Iranian state television broadcast footage of the new underground depot on Tuesday, less than a week after its naval missile test in the Gulf led to US threats of new sanctions against the country.
The depot will house Iran’s arsenal of Emad missiles, which are capable of delivering a nuclear payload. According to the US State Department, Iran’s construction of the missiles violates a 2010 UN Security Council resolution.
The US first threatened new sanctions after Iran performed an illegal test of the missile in October, and then another in November, but had yet to implement them when Iran did another test, this time dangerously close to three US warships in the Gulf, in December. The US military called the test “highly provocative” and quickly prepared to impose sanctions.
However, the Obama administration backed off at the last minute, declining to put new sanctions into effect.

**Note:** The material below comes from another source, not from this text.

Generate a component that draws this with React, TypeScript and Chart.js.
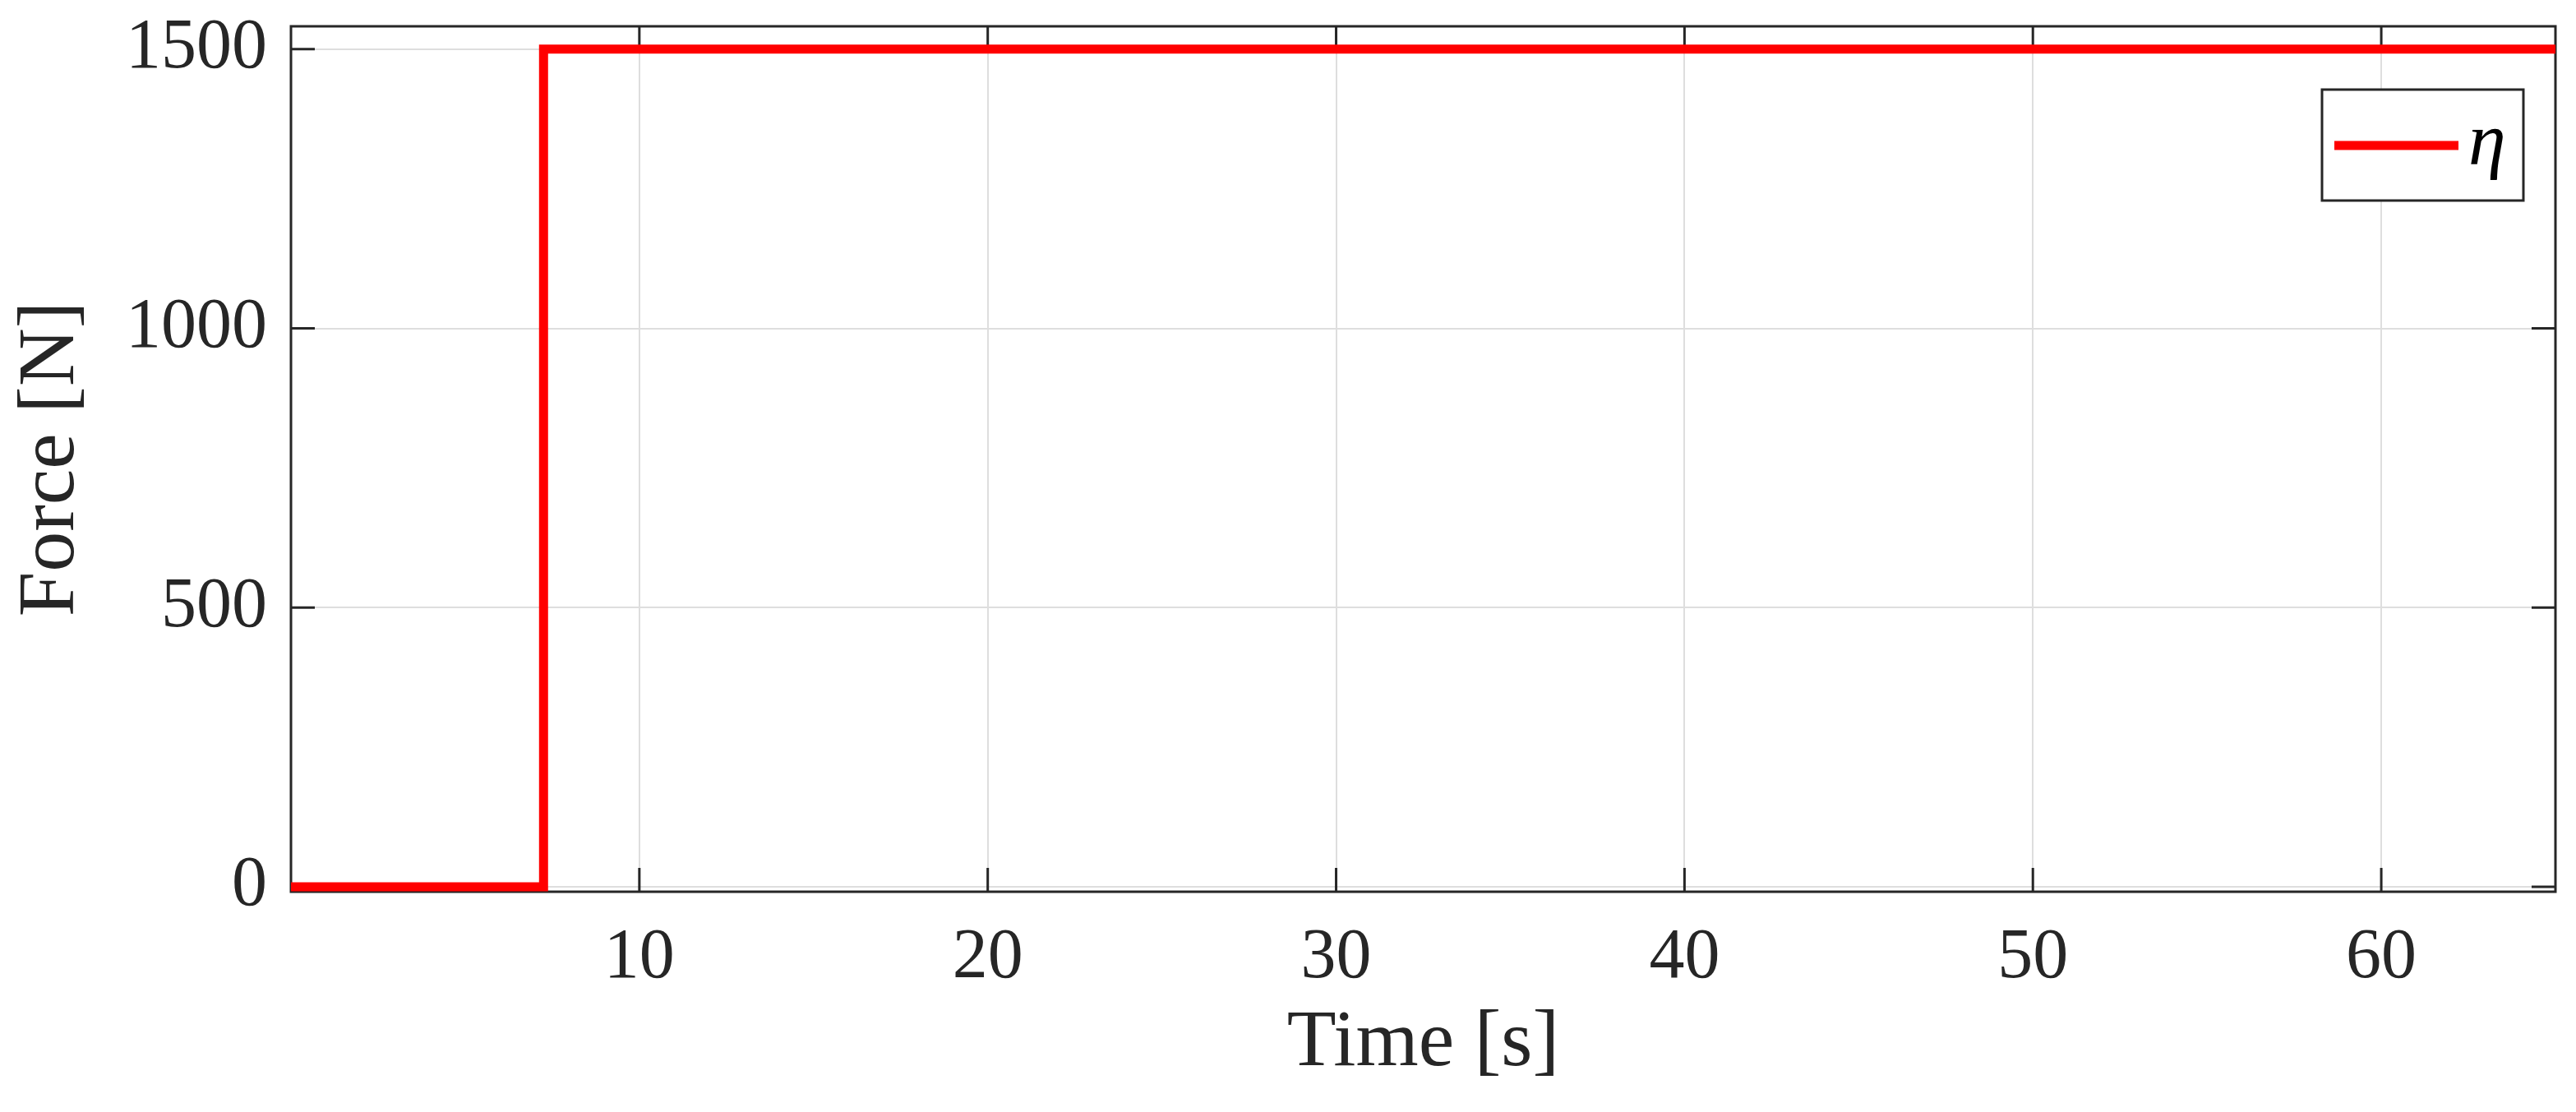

The administration is likely fearful of stirring up more conflict with Iran as the fateful Implementation Day of its landmark nuclear deal, whose signing was strongly opposed by Israel, draws near.
Once Iran is considered to have upheld its part of the deal in dismantling part of its nuclear program, nearly all sanctions on the country will be lifted.
The revelation of the new missile depot will do little to assuage the concerns of the deal’s critics, who warn that the deal will make the US beholden to Iran and limit the international community’s ability to reign in Iran’s violations of human rights, sponsorship of terrorism, and ultimately its nuclear program, which, under the deal, can be resumed in eight years.
In open defiance of the US’s wishes to resolve Iran’s military ambitions diplomatically, the Iranian government has brazenly ordered the continuation of its ballistic missile program. Last week, in response to the US’s threat of new sanctions, Iranian President Hassan Rouhani instructed his defense minister to expand the program with the goal of improving the precision, range, and payload capabilities of Iran’s missiles.
On Friday, Brigadier General Hossein Salami, second-in-command of the Iranian Revolutionary Guards, said that Iran’s missile depots and underground facilities are so full that Iran doesn’t know how to store its new weapons.